Yadin has excavated Masada and Hazor and more recently edited the Temple Scroll, the latest-to-be-discovered and the longest of the Dead Sea Scrolls.
According to the article in Discovery, Yadin hopes to continue excavating at Hazor because he is convinced a royal library is still buried there. (See “American Tourist Returns ‘Hazor Tablet’ to Israel After 13 Years,” BAR 02:02) Yadin intends to find it,” says the Discovery article. The article refers to Yadin as Israel’s “premier archaeologist” and quotes Yadin on his intention of finding the buried library at Hazor: “It’s just a matter of time, perhaps two seasons,” he says.
BAR’s 1976 article about a cuneiform tablet found by a tourist on the surface of the mound called attention to its “clear archival character.” BAR’s article concluded, “It was doubtless part of a library or administrative center of similar documents. Its discovery means that someday this cache of texts may yet be found at Hazor. It’s lying there somewhere, buried beneath the centuries.”
We wish Professor Yadin the best of luck in his resumed archaeological career and in his excavations at Hazor.
BAS Newsletter Joins BAR
Because of huge increases in postal rates, the Biblical Archaeology Society Newsletter will appear four times a year in regular issues of BAR, rather than as a separate publication.
The BAS Newsletter was originally planned as a separate quarterly, designed to keep in touch with BAS members in most of the months between bi-monthly issues of BAR. The BAS Newsletter, which began publication in February 1980, features news and announcements concerning Society activities, especially chapter activities and archaeological preservation projects undertaken by BAS’s Archaeological Preservation Fund. The Newsletter also reports on Society tours, seminars, and lectures.
In the new format, the BAS Newsletter will continue to report to our readers on the same activities and will even keep the same format, but will appear as an additional section to the Biblical Archaeology Review. The editorial content of BAR will not, however, be decreased. It is simply that mailing (and printing) the BAS Newsletter as part of BAR greatly reduces the costs.

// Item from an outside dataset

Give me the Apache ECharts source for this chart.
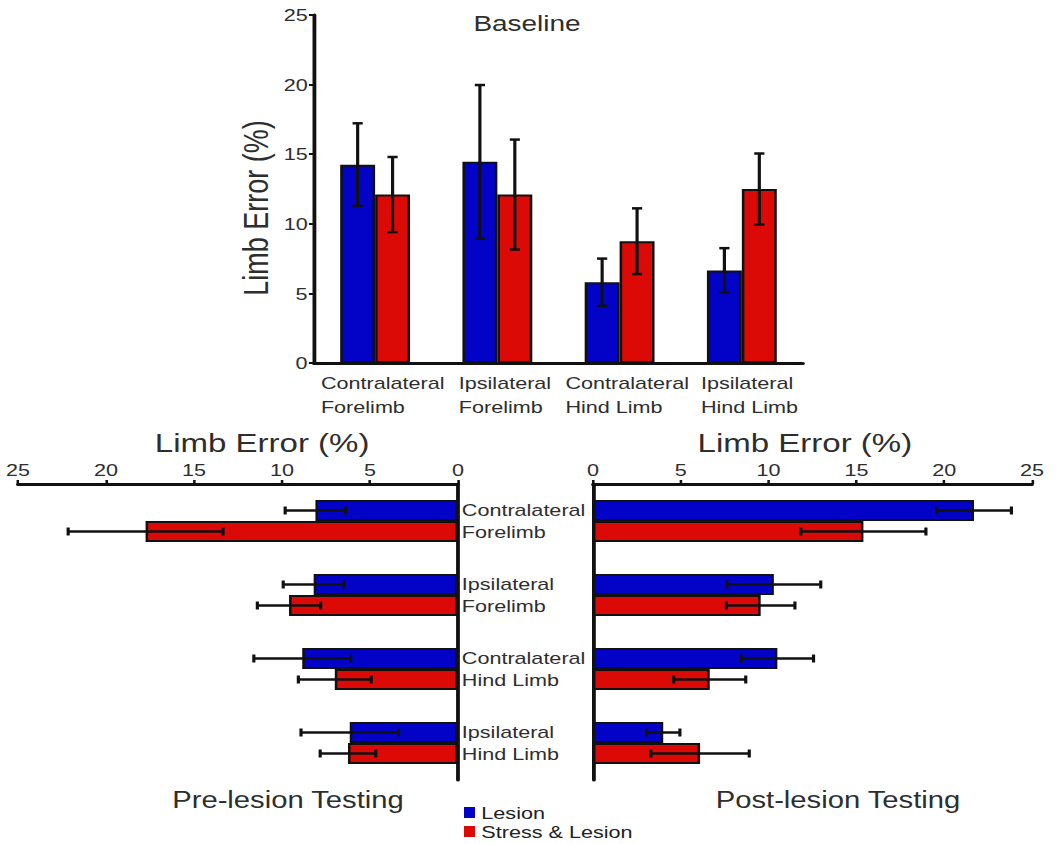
<!DOCTYPE html>
<html>
<head>
<meta charset="utf-8">
<title>Limb Error</title>
<script src="https://cdn.jsdelivr.net/npm/echarts@6/dist/echarts.min.js"></script>
<style>
html, body { margin:0; padding:0; background:#fff; overflow:hidden; }
/* the source figure is stretched sideways, so the chart is drawn narrower and widened */
#main { width:832px; height:844px; transform:scaleX(1.2704); transform-origin:0 0; }
</style>
</head>
<body>
<div id="main"></div>
<script>
// categories / legend
var limbs = ['Contralateral\nForelimb', 'Ipsilateral\nForelimb', 'Contralateral\nHind Limb', 'Ipsilateral\nHind Limb'];
var groupNames = ['Lesion', 'Stress & Lesion'];
var ticks = [0, 5, 10, 15, 20, 25];

// Baseline (mean, error)
var baseLesion    = [14.25, 14.45, 5.8, 6.65];
var baseLesionErr = [2.97, 5.52, 1.7, 1.6];
var baseStress    = [12.1, 12.1, 8.75, 12.5];
var baseStressErr = [2.7, 3.95, 2.36, 2.55];

// Pre-lesion testing
var preLesion    = [8.1, 8.2, 8.85, 6.15];
var preLesionErr = [1.72, 1.73, 2.75, 2.77];
var preStress    = [17.75, 9.6, 7.0, 6.25];
var preStressErr = [4.4, 1.8, 2.07, 1.58];

// Post-lesion testing
var postLesion    = [21.7, 10.3, 10.5, 4.0];
var postLesionErr = [2.13, 2.67, 2.06, 0.95];
var postStress    = [15.4, 9.55, 6.65, 6.1];
var postStressErr = [3.56, 1.95, 2.05, 2.8];

/*************************************************************
* layout helpers
*************************************************************/
var SX = 1057 / 832;
function px(x) { return x / SX; }
var FONT = "'Liberation Sans', Arial, sans-serif";
var TXT = '#2e2e2e';
var INK = '#111';
var BLUE = '#0303c8';
var RED = '#dc0a06';
var BW_TOP = 27.5;   // bar width, baseline chart
var BW_BOT = 21;     // bar height, lower charts

function leftLines(v) {
    return v.split('\n').map(function (s) { return '{a|' + s + '}'; }).join('\n');
}

function errBar(horiz, off) {
    return function (params, api) {
        var m = api.value(horiz ? 0 : 1);
        var c = api.value(horiz ? 1 : 0);
        var e = api.value(2);
        var a, b, caps;
        var k = 4;
        if (horiz) {
            a = api.coord([m - e, c]); b = api.coord([m + e, c]);
            a[1] += off; b[1] += off;
            caps = [[a[0], a[1] - k, a[0], a[1] + k], [b[0], b[1] - k, b[0], b[1] + k]];
        } else {
            a = api.coord([c, m - e]); b = api.coord([c, m + e]);
            a[0] += off; b[0] += off;
            caps = [[a[0] - k, a[1], a[0] + k, a[1]], [b[0] - k, b[1], b[0] + k, b[1]]];
        }
        var st = { stroke: INK, lineWidth: 2.5 };
        var kids = [{ type: 'line', shape: { x1: a[0], y1: a[1], x2: b[0], y2: b[1] }, style: st }];
        caps.forEach(function (p) {
            kids.push({ type: 'line', shape: { x1: p[0], y1: p[1], x2: p[2], y2: p[3] }, style: st });
        });
        return { type: 'group', children: kids };
    };
}

function errData(vals, errs, horiz) {
    return vals.map(function (v, i) { return horiz ? [v, i, errs[i]] : [i, v, errs[i]]; });
}

var lineStyle = { color: INK, width: 3 };
var tickStyle = { color: INK, width: 2 };

function valueAxis(extra) {
    var ax = {
        type: 'value', min: ticks[0], max: ticks[ticks.length - 1], interval: 5,
        splitLine: { show: false },
        axisLine: { show: true, lineStyle: lineStyle },
        axisTick: { show: true, length: 4, lineStyle: tickStyle },
        axisLabel: { fontSize: 17, color: TXT, fontFamily: FONT, margin: 6 },
        nameTextStyle: { fontFamily: FONT, color: TXT }
    };
    for (var k in extra) ax[k] = extra[k];
    return ax;
}

function bar(name, data, xi, bw, color) {
    return {
        type: 'bar', name: name, xAxisIndex: xi, yAxisIndex: xi, data: data,
        barWidth: bw, barGap: '0%',
        itemStyle: { color: color, borderColor: INK, borderWidth: 2 }
    };
}

function err(vals, errs, xi, horiz, off) {
    return {
        type: 'custom', xAxisIndex: xi, yAxisIndex: xi, z: 10, silent: true,
        renderItem: errBar(horiz, off),
        encode: { x: 0, y: 1 },
        data: errData(vals, errs, horiz)
    };
}

var chart = echarts.init(document.getElementById('main'), null, { renderer: 'svg' });

var option = {
    animation: false,
    backgroundColor: '#fff',
    textStyle: { fontFamily: FONT },
    title: [
        { text: 'Baseline', left: px(527), top: 12, textAlign: 'center', padding: 0,
          textStyle: { fontSize: 22, fontWeight: 'normal', color: TXT, fontFamily: FONT } },
        { text: 'Pre-lesion Testing', left: px(288), top: 789, textAlign: 'center', padding: 0,
          textStyle: { fontSize: 23, fontWeight: 'normal', color: TXT, fontFamily: FONT } },
        { text: 'Post-lesion Testing', left: px(838), top: 789, textAlign: 'center', padding: 0,
          textStyle: { fontSize: 23, fontWeight: 'normal', color: TXT, fontFamily: FONT } }
    ],
    legend: {
        data: groupNames, orient: 'vertical', left: px(464), top: 804, padding: 0,
        icon: 'rect', itemWidth: px(11), itemHeight: 11, itemGap: 2,
        itemStyle: { borderWidth: 0 },
        textStyle: { fontSize: 17, color: '#222', fontFamily: FONT }
    },
    grid: [
        { left: px(314), top: 15, width: px(803) - px(314), height: 348 },
        { left: px(18), top: 484, width: px(458) - px(18), height: 296 },
        { left: px(593), top: 484, width: px(1032) - px(593), height: 296 }
    ],
    xAxis: [
        {
            gridIndex: 0, type: 'category', data: limbs, position: 'bottom',
            axisLine: { lineStyle: lineStyle },
            axisTick: { length: 4, lineStyle: tickStyle },
            axisLabel: {
                interval: 0, margin: 8, formatter: leftLines, padding: [0, 0, 0, 12],
                rich: { a: { align: 'left', fontSize: 17, lineHeight: 24, color: TXT, fontFamily: FONT } }
            }
        },
        valueAxis({
            gridIndex: 1, inverse: true, position: 'top',
            name: 'Limb Error (%)', nameLocation: 'middle', nameGap: 28,
            nameTextStyle: { fontSize: 26, color: TXT, fontFamily: FONT, padding: [0, 0, 0, 38] }
        }),
        valueAxis({
            gridIndex: 2, position: 'top',
            name: 'Limb Error (%)', nameLocation: 'middle', nameGap: 28,
            nameTextStyle: { fontSize: 26, color: TXT, fontFamily: FONT, padding: [0, 12, 0, 0] }
        })
    ],
    yAxis: [
        valueAxis({
            gridIndex: 0, position: 'left',
            axisLabel: { fontSize: 17, color: TXT, fontFamily: FONT, margin: 5 },
            name: 'Limb Error (%)', nameLocation: 'middle', nameGap: 32,
            nameTextStyle: { fontSize: 27, color: TXT, fontFamily: FONT, padding: [0, 38, 0, 0] }
        }),
        {
            gridIndex: 1, type: 'category', data: limbs, inverse: true, position: 'right',
            axisLine: { lineStyle: lineStyle },
            axisTick: { length: 4, lineStyle: tickStyle },
            axisLabel: { interval: 0, margin: 3, fontSize: 17, lineHeight: 22, color: TXT, fontFamily: FONT }
        },
        {
            gridIndex: 2, type: 'category', data: limbs, inverse: true, position: 'left',
            axisLine: { lineStyle: lineStyle },
            axisTick: { length: 4, lineStyle: tickStyle },
            axisLabel: { show: false }
        }
    ],
    series: [
        bar(groupNames[0], baseLesion, 0, BW_TOP, BLUE),
        bar(groupNames[1], baseStress, 0, BW_TOP, RED),
        bar(groupNames[0], preLesion, 1, BW_BOT, BLUE),
        bar(groupNames[1], preStress, 1, BW_BOT, RED),
        bar(groupNames[0], postLesion, 2, BW_BOT, BLUE),
        bar(groupNames[1], postStress, 2, BW_BOT, RED),
        err(baseLesion, baseLesionErr, 0, false, -BW_TOP / 2),
        err(baseStress, baseStressErr, 0, false, BW_TOP / 2),
        err(preLesion, preLesionErr, 1, true, -BW_BOT / 2),
        err(preStress, preStressErr, 1, true, BW_BOT / 2),
        err(postLesion, postLesionErr, 2, true, -BW_BOT / 2),
        err(postStress, postStressErr, 2, true, BW_BOT / 2)
    ]
};
chart.setOption(option);
</script>
</body>
</html>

Kempinski Challenge to Go Unanswered—For the Time Being
In the May/June BAR, Dr. Aharon Kempinski of Tel Aviv University’s Institute of Archaeology issued a challenge to his colleague at the Institute, Professor Moshe Kochavi, to support the latter’s identification of Tel Masos with Biblical Ir Amalek (“Is Tel Masos An Amalekite Settlement?” BAR 07:03). Kochavi had expressed the view that Tel Masos, a site excavated by Kempinski, was the Amalekite city referred to in 1 Samuel 15:5. Kempinski believes Tel Masos was an Israelite settlement and challenged Kochavi to support his Amalekite identification so it could be “scientifically refuted.”
Kochavi has declined to reply at this time. He will support his identification in due course, he says, in a paper he will publish in a festschrifta for the British archaeologist, Olga Tufnell, which is scheduled to appear sometime in 1982.